Yderín me tiene a plena vista, pero no reacciona. Por tanto, tampoco reacciono yo. Sigo platicando con el contador y el matemático, sobre cualquier cosa que se me ocurre. “La verdad es que no le puedo ayudar, señor”, me dice el contador y comienza a marcar un número en su teléfono, para cerrar la conversación. Le doy las gracias y salgo de hotel. Veo una gran tristeza en la cara de Yderín.
No me entregó. Ni al contador. Con su mirada me dice: “Ya me fregaron. Filmar esta revolución queda en tus manos.”

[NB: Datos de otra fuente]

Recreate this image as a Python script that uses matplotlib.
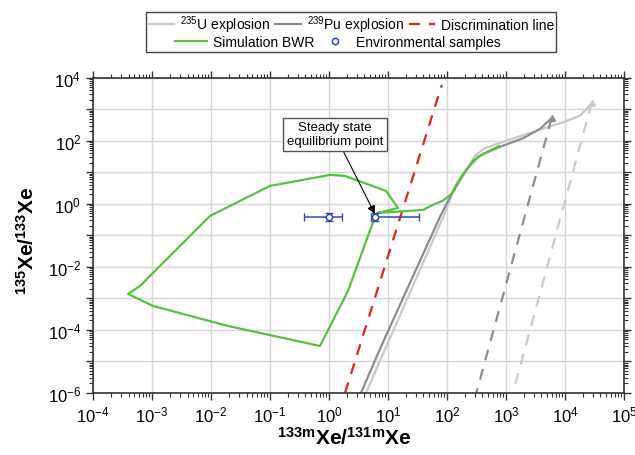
import numpy as np
import matplotlib
matplotlib.use("Agg")
import matplotlib.pyplot as plt
from matplotlib.patches import Rectangle
from matplotlib.ticker import LogLocator, FuncFormatter, NullFormatter

plt.rcParams['font.family'] = ['Liberation Sans', 'DejaVu Sans']
plt.rcParams['mathtext.fontset'] = 'custom'
plt.rcParams['mathtext.rm'] = 'Liberation Sans'
plt.rcParams['mathtext.it'] = 'Liberation Sans:italic'
plt.rcParams['mathtext.bf'] = 'Liberation Sans:bold'

#--------------------------------------------------------------------------------------------------
# Data
# 239Pu explosion, solid part and the dashed decay line from its end point
pu_x = [3.49, 7.32, 76.1, 120, 177, 279, 412, 900, 1965, 3770, 5950]
pu_y = [1e-6, 2.5e-5, 0.387, 2.08, 7.2, 23.7, 38.7, 71, 122, 240, 526]
pu_dash_x = [5950, 315]
pu_dash_y = [526, 1e-6]

# 235U explosion
u_x = [4.24, 7.32, 86.5, 128, 189, 298, 441, 1028, 3770, 9350, 17950, 23300, 28370]
u_y = [1e-6, 1.04e-5, 0.387, 2.35, 7.9, 34, 58.6, 102, 228, 392, 636, 1037, 1608]
u_dash_x = [28370, 1314]
u_dash_y = [1608, 1e-6]

# discrimination line
disc_x = [1.87, 82]
disc_y = [1e-6, 6000]

# simulation BWR
bwr_x = [6.77, 14.8, 9.25, 1.87, 1.04, 0.1, 0.0096, 6.26e-4, 3.92e-4, 1.04e-3, 0.0194,
         0.704, 2.1, 6.02, 6.77, 39.2, 51.5, 85.5, 120, 146, 189, 245, 339, 495, 761]
bwr_y = [0.518, 0.746, 2.59, 7.74, 8.33, 3.73, 0.416, 2.5e-3, 1.39e-3, 5.78e-4, 1.34e-4,
         3.1e-5, 1.73e-3, 0.387, 0.518, 0.645, 0.845, 1.27, 2.08, 4.31, 8.96, 16.4, 31.7, 45.7, 67.9]

# environmental samples
env_x = [1.0, 6.0]
env_y = [0.39, 0.39]
env_xlo = [0.623, 0.8]
env_xhi = [0.66, 27.5]
env_ylo = [0.1, 0.1]
env_yhi = [0.13, 0.13]

eq_point = (6.0, 0.48)
eq_label = (1.26, 161)

#--------------------------------------------------------------------------------------------------
# Plot
c_u = '#c9c9c9'
c_pu = '#8c8c8c'
c_red = '#e3231f'
c_green = '#55c23f'
c_blue = '#3448b0'

fig = plt.figure(figsize=(6.35, 4.56), dpi=100)
ax = fig.add_axes([0.1465, 0.136, 0.836, 0.691])

l_u, = ax.plot(u_x, u_y, color=c_u, lw=1.6, label=r'$^{235}$U explosion')
ax.plot(u_dash_x, u_dash_y, color=c_u, lw=1.6, ls=(0, (5, 4)))
ax.plot(u_x[-1], u_y[-1], marker='^', ms=4, color=c_u)

l_pu, = ax.plot(pu_x, pu_y, color=c_pu, lw=1.6, label=r'$^{239}$Pu explosion')
ax.plot(pu_dash_x, pu_dash_y, color=c_pu, lw=1.6, ls=(0, (5, 4)))
ax.plot(pu_x[-1], pu_y[-1], marker='^', ms=4, color=c_pu)

l_disc, = ax.plot(disc_x, disc_y, color=c_red, lw=1.6, ls=(0, (5, 4)), label='Discrimination line')

l_bwr, = ax.plot(bwr_x, bwr_y, color=c_green, lw=1.6, label='Simulation BWR')

ax.errorbar(env_x, env_y, xerr=[env_xlo, env_xhi], yerr=[env_ylo, env_yhi],
            fmt='none', ecolor=c_blue, elinewidth=1.1, capsize=3, zorder=5)
l_env, = ax.plot(env_x, env_y, 'o', ms=4.5, mfc='white', mec=c_blue, mew=1.1,
                 zorder=6, label='Environmental samples')

ax.annotate('Steady state\nequilibrium point', xy=eq_point, xytext=eq_label,
            ha='center', va='center', fontsize=9.5, zorder=7,
            bbox=dict(boxstyle='square,pad=0.3', fc='white', ec='#555555', lw=1),
            arrowprops=dict(arrowstyle='-|>', color='black', lw=0.8,
                            mutation_scale=12, shrinkA=0, shrinkB=0))

ax.set_xscale('log')
ax.set_yscale('log')
ax.set_xlim(1e-4, 1e5)
ax.set_ylim(1e-6, 1e4)

ax.xaxis.set_major_locator(LogLocator(base=10, numticks=20))
ax.xaxis.set_minor_locator(LogLocator(base=10, subs=np.arange(2, 10), numticks=20))
ax.yaxis.set_major_locator(LogLocator(base=10, numticks=20))
ax.yaxis.set_minor_locator(LogLocator(base=10, subs=np.arange(2, 10), numticks=20))
ax.xaxis.set_minor_formatter(NullFormatter())
ax.yaxis.set_minor_formatter(NullFormatter())
ax.xaxis.set_major_formatter(FuncFormatter(lambda v, p: r'$10^{%d}$' % round(np.log10(v))))
ax.yaxis.set_major_formatter(FuncFormatter(
    lambda v, p: r'$10^{%d}$' % round(np.log10(v)) if round(np.log10(v)) % 2 == 0 else ''))

ax.tick_params(which='major', direction='out', length=5, width=1, labelsize=12, colors='#333333')
ax.tick_params(which='minor', direction='out', length=3, width=0.8, colors='#333333')
ax.tick_params(which='both', top=True, right=True)
ax.tick_params(axis='both', labelcolor='black')

ax.grid(True, which='major', color='#d6d6d6', lw=1)
ax.set_axisbelow(True)
for s in ax.spines.values():
    s.set_color('#333333')
    s.set_linewidth(1.2)

ax.set_xlabel(r'$\mathbf{^{133m}Xe/^{131m}Xe}$', fontsize=15)
ax.set_ylabel(r'$\mathbf{^{135}Xe/^{133}Xe}$', fontsize=15)
ax.xaxis.set_label_coords(0.473, -0.105)
ax.yaxis.set_label_coords(-0.104, 0.485)

# legend: two centred rows inside one frame
kw = dict(loc='center', fontsize=10, frameon=False, handlelength=1.9,
          columnspacing=0.35, handletextpad=0.4, borderpad=0.1)
fig.legend(handles=[l_u, l_pu, l_disc], ncol=3, bbox_to_anchor=(351 / 635, 1 - 25 / 456), **kw)
kw['handlelength'] = 2.3
fig.legend(handles=[l_bwr, l_env], ncol=2, bbox_to_anchor=(338 / 635, 1 - 43 / 456), **kw)
fig.add_artist(Rectangle((146 / 635, 1 - 53 / 456), 410 / 635, 40 / 456,
                         transform=fig.transFigure, fill=False, ec='#444444', lw=1))

fig.savefig('out.png', dpi=100)
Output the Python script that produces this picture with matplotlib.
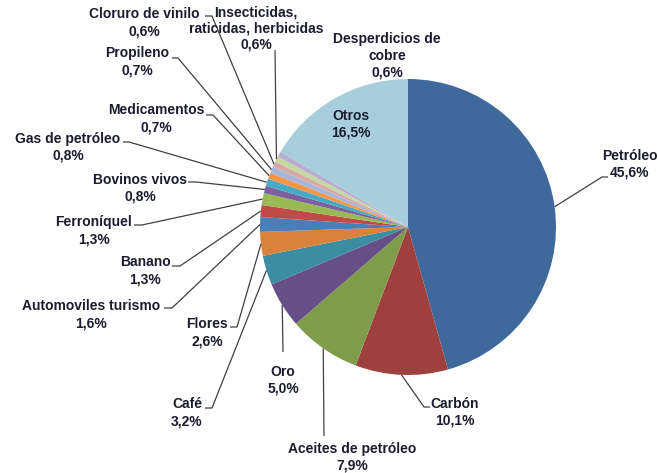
import matplotlib
matplotlib.use("Agg")
import matplotlib.pyplot as plt
import numpy as np

# Exportaciones por producto (%)
productos = ["Petróleo", "Carbón", "Aceites de petróleo", "Oro", "Café", "Flores",
             "Automoviles turismo", "Banano", "Ferroníquel", "Bovinos vivos",
             "Gas de petróleo", "Medicamentos", "Propileno", "Cloruro de vinilo",
             "Insecticidas,\nraticidas, herbicidas", "Desperdicios de\ncobre", "Otros"]
valores = [45.6, 10.1, 7.9, 5.0, 3.2, 2.6, 1.6, 1.3, 1.3, 0.8, 0.8, 0.7, 0.7, 0.6, 0.6, 0.6, 16.5]
etiquetas = ["45,6%", "10,1%", "7,9%", "5,0%", "3,2%", "2,6%", "1,6%", "1,3%", "1,3%", "0,8%",
             "0,8%", "0,7%", "0,7%", "0,6%", "0,6%", "0,6%", "16,5%"]

colores = ["#3E699A", "#9E403D", "#7E9C4A", "#664E86", "#3B8DA4", "#D8823C",
           "#4A7EBB", "#BE4B48", "#98B954", "#7D60A0", "#46AAC5", "#F79646",
           "#A5B6DA", "#D8A8A7", "#C4D8A0", "#B9AED0", "#A9CEDB"]

W, H = 658, 473

def Y(py):
    return H - py

# posicion del texto (pixeles) y linea guia: inicio, codo (o None)
texto_pos = [(630, 164), (455, 412), (352, 457), (283, 380), (187, 413), (207, 333),
             (91, 315), (145, 271), (94, 231), (140, 188), (68, 147), (156, 119),
             (137, 62), (144, 23), (256, 29), (387, 56), (351, 124)]
interlineado = [17] * 17
interlineado[14] = 16
guias = [((608, 177), (602, 177)), ((430, 407), (424, 407)), ((324, 436), None),
         ((283, 352), None), ((205, 408), (212, 408)), ((230, 327), (237, 327)),
         ((164, 308), (172, 308)), ((172, 266), (180, 266)), ((134, 225), (142, 225)),
         ((188, 182), (196, 182)), ((123, 142), (129, 142)), ((206, 115), (213, 115)),
         ((172, 58), (178, 58)), ((205, 16), (212, 16)), ((275, 50), None),
         None, None]

fig = plt.figure(figsize=(W / 100, H / 100), dpi=100)
ax = fig.add_axes([0, 0, 1, 1])

cx, cy, r = 408, Y(227), 148
wedges, _ = ax.pie(valores, colors=colores, startangle=90, counterclock=False,
                   center=(cx, cy), radius=r, wedgeprops=dict(linewidth=0))
ax.set_xlim(0, W)
ax.set_ylim(0, H)
ax.set_aspect("equal")
ax.axis("off")

for i, w in enumerate(wedges):
    tx, ty = texto_pos[i]
    lineas = productos[i].split("\n") + [etiquetas[i]]
    n = len(lineas)
    for k, linea in enumerate(lineas):
        yk = ty + (k - (n - 1) / 2) * interlineado[i]
        ax.text(tx, Y(yk), linea, ha="center", va="center",
                fontsize=10, fontweight="bold", family="Liberation Sans",
                color="#1c1c30")
    g = guias[i]
    if g is None:
        continue
    ang = np.deg2rad((w.theta1 + w.theta2) / 2)
    px, py = cx + r * np.cos(ang), cy + r * np.sin(ang)
    xs = [g[0][0]]
    ys = [Y(g[0][1])]
    if g[1] is not None:
        xs.append(g[1][0])
        ys.append(Y(g[1][1]))
    xs.append(px)
    ys.append(py)
    ax.plot(xs, ys, color="#404040", linewidth=0.9, solid_capstyle="butt")

fig.savefig("out.png", dpi=100)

Meses después, cuando Yderín al fin ha sido entregado a la embajada venezolana y regresado a su país, él manda un informe a Managua. No lo torturaron, pero optó por ofrecerles colaboración. Les dio cualquier tipo de información que se dio cuenta, por las preguntas, que ya la tenían. Le repetían una y mil veces preguntas sobre el Alameda, porque sabían que allí estuvo hospedado antes de ocupar la casa de Melitón. Les dijo que en el Alameda los compas sabían poner citas, siempre a la hora del almuerzo, y les ofreció ir con ellos al hotel y señalar sus contactos, en caso de que aparecieran. Pero no entregó a nadie.